Naming Your Colorado Real Estate LLC: Rules and Best Practices
Choosing a name for your Colorado real estate LLC is more than just branding; it's a legal requirement that needs careful consideration. Colorado law dictates specific rules for business names to prevent confusion and ensure clarity. The most fundamental rule is that your LLC name must include a designator that clearly indicates it's a limited liability company. Acceptable designators include 'Limited Liability Company,' 'LLC,' or 'L.L.C.' You cannot use abbreviations like 'Co.' or 'Corp.' which are reserved for corporations. Beyond this, the name must be distinguishable from the names of other business entities already registered with the Colorado Secretary of State. This means no identical or confusingly similar names. Before settling on a name, it’s highly recommended to conduct a thorough name availability search on the Colorado Secretary of State's website. This search will reveal if your desired name is already in use. You can also reserve a name for up to 120 days by filing a 'Name Reservation Request' form and paying a $25 fee, which can be beneficial if you're not ready to file your Articles of Organization immediately but want to secure your preferred name. For a real estate investment LLC, consider names that reflect your business focus. This could include terms like 'Properties,' 'Investments,' 'Holdings,' 'Realty,' or geographical indicators relevant to your target market within Colorado (e.g., 'Denver Metro Properties LLC' or 'Rocky Mountain Holdings LLC'). While not legally required, a descriptive name can help with branding and marketing. However, avoid names that might mislead the public into thinking your LLC is a government agency or a different type of business. For instance, avoid using terms like 'Bank,' 'Credit Union,' or 'Insurance' unless your business is actually involved in those regulated industries. Also, be mindful of trademark restrictions. Even if a name is available with the Secretary of State, it might infringe on an existing trademark. A quick search on the U.S. Patent and Trademark Office (USPTO) website can help identify potential conflicts. Once you've chosen a name that complies with Colorado law and suits your business strategy, ensure it is accurately reflected on your Articles of Organization. A well-chosen, legally compliant name is the first step in establishing a professional and credible real estate investment business in Colorado.

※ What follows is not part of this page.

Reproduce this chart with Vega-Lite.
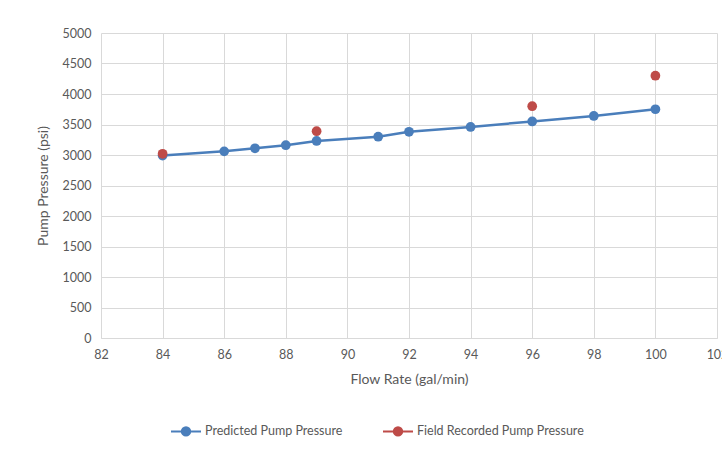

Choosing Your Colorado Registered Agent
Selecting a registered agent is a mandatory step when forming your Colorado LLC, and it's a role that carries significant responsibility. The registered agent acts as the official point of contact for your business, the one who receives crucial legal documents, such as service of process (lawsuit notifications), and official government correspondence from the Colorado Secretary of State. This means the agent must be reliable and accessible. Colorado law requires the registered agent to have a physical street address within the state – a P.O. Box is not sufficient. They must also be available to receive documents during standard business hours, typically Monday through Friday, 9 AM to 5 PM. You have a few options for who can serve as your registered agent. You can appoint an individual, such as yourself, a business partner, or a trusted employee. However, using yourself as the registered agent has drawbacks. It means your personal name and street address become part of the public record, which can compromise your privacy. Furthermore, if you're frequently out of town, traveling for property viewings, or simply unavailable during business hours, you risk missing critical legal notices, which could lead to default judgments against your LLC. Another option is to appoint a commercial registered agent service. These companies specialize in fulfilling this role. They provide a reliable physical address, ensure prompt receipt and forwarding of documents, and maintain consistent availability during business hours. Many real estate investors choose this route for convenience and to maintain privacy. Lovie offers a registered agent service as part of its comprehensive formation package, ensuring this crucial requirement is met professionally. When choosing a commercial service, look for reliability, clear communication, and reasonable pricing. They typically charge an annual fee, which is separate from state filing fees. Ensure the service you choose is reputable and understands the importance of timely notification. The registered agent's information, including their name and Colorado street address, must be accurately listed on your Articles of Organization. Choosing the right registered agent is vital for your LLC's ongoing compliance and legal protection in Colorado.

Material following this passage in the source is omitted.